A Lei estabelece que não comete crime aquele que age em defesa própria – Entende-se em legítima defesa quem, usando moderadamente dos meios necessários, repele injusta agressão, atual ou iminente, a direito seu ou de outrem, consoante o disposto no artigo 25 do Código Penal – Decreto-lei n° 2.848/40. O tète à tète referenciado mais se aproxima deste conceito jurídico. Mas a lei não obriga ninguém a valer-se de seus próprios meios para dirimir a querela. A lei atribui a faculdade e o isenta de pena. Por exemplo, se o querelado retrucasse a ofensa, ter-se-ia uma atuação em legítima defesa, não cometeria crime, portanto. Todavia, o jogador não está obrigado, pela lei, a se expor publicamente em um “bate-boca”. A lei reconhece que o ato praticado é criminoso, logo, o querelante o submeteu à apreciação do Poder Judiciário.

Não obstante o juiz da causa, ainda, referendou o crime noticiado, aduzindo que o futebol não era palco para homossexualismo. Como se a lei, houvesse permitido tal discriminação.

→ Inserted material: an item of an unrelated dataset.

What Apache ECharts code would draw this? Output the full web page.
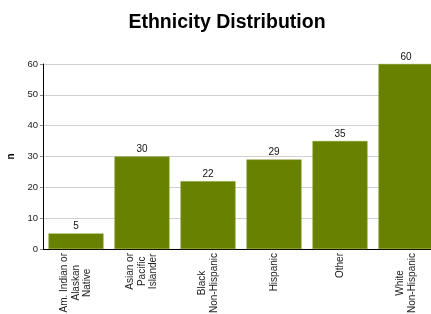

Nos dizeres de Celso Antônio Bandeira de Mello, é próprio da lei realizar discriminações. Todavia elas, para serem admitidas e, portanto, não afrontarem a Constituição Federal, devem possuir um nexo lógico. Ou seja, deve haver um nexo de pertinência lógica entre a discriminação efetuada e o fator de discrímen. Por exemplo, não é atentatório ao regime jurídico pátrio a exigência de que no exército, seus integrantes tenham determinado peso e altura. As aludidas discriminações possuem nexo de pertinência lógica, na medida em que a discriminação efetuada visa a conferir maior eficiência ao contingente militar. Tal discriminação atende ao princípio da eficiência inculpido em Nossa Carta Magna, logo, é autorizada pelo sistema normativo pátrio.

O mesmo não se verifica nas razões do douto magistrado. Exceto por suas ponderações de cunho preconceituoso, não há qualquer fundamento racional ou ainda jurídico que justifique as discriminações entabuladas, tanto pelo diretor administrativo do Palmeiras, José Cyrillo Jr., como pelo Ilustre magistrado.

Não há qualquer dispositivo legal, qualquer princípio constitucional ou mesmo qualquer aparato jurisprudencial que autorize a discriminação entabulada, por um e por outro autor.

Em um país repleto de ignorantes, analfabetos e mal-informados, o futebol empresta grande importância e relevância. Este esporte pode trazer grandes lições ao nosso povo analfabeto. O episódio do jogador conhecido publicamente como “Grafite”, também são paulino, foi muito educativo. Precisamos relembrar ao nosso povo sofrido que alcunhas de “macaco”, “negrinho”, entre outros termos pejorativos, ofendem e merecem a repreensão da nossa Justiça. As bandeiras, os protestos e os hinos cantados nos jogos subseqüentes à ofensa ao jogador, de alguma maneira, educou os torcedores do seu time. O assunto cresceu em polêmicas, campanhas anti-racistas foram feitas e o povo engrandeceu. O futebol foi palco de educação cívica.

Futebol pode ser conversa de botequim. Futebol pode servir de aproximação pessoal em uma conversa que se inicia. Futebol pode aproximar casais e pode separá-los, também. Mas nunca, nunca mesmo, pode servir de pretexto para a manifestação racista ou preconceituosa de quem quer que seja.

A reforma da decisão prolatada e eventual repreensão ao juiz da causa, a ser determinada pelo CNJ, é o desfecho que se espera para este caso.

Afinal, preconceito é defeito de caráter, e não atividade jurisdicional. Se o juiz assim pensa e, porque pensa assim, o diz! que o faça no botequim, mas não na qualidade de magistrado, pois a investidura lhe proíbe de ser truculento, irracional e preconceituoso.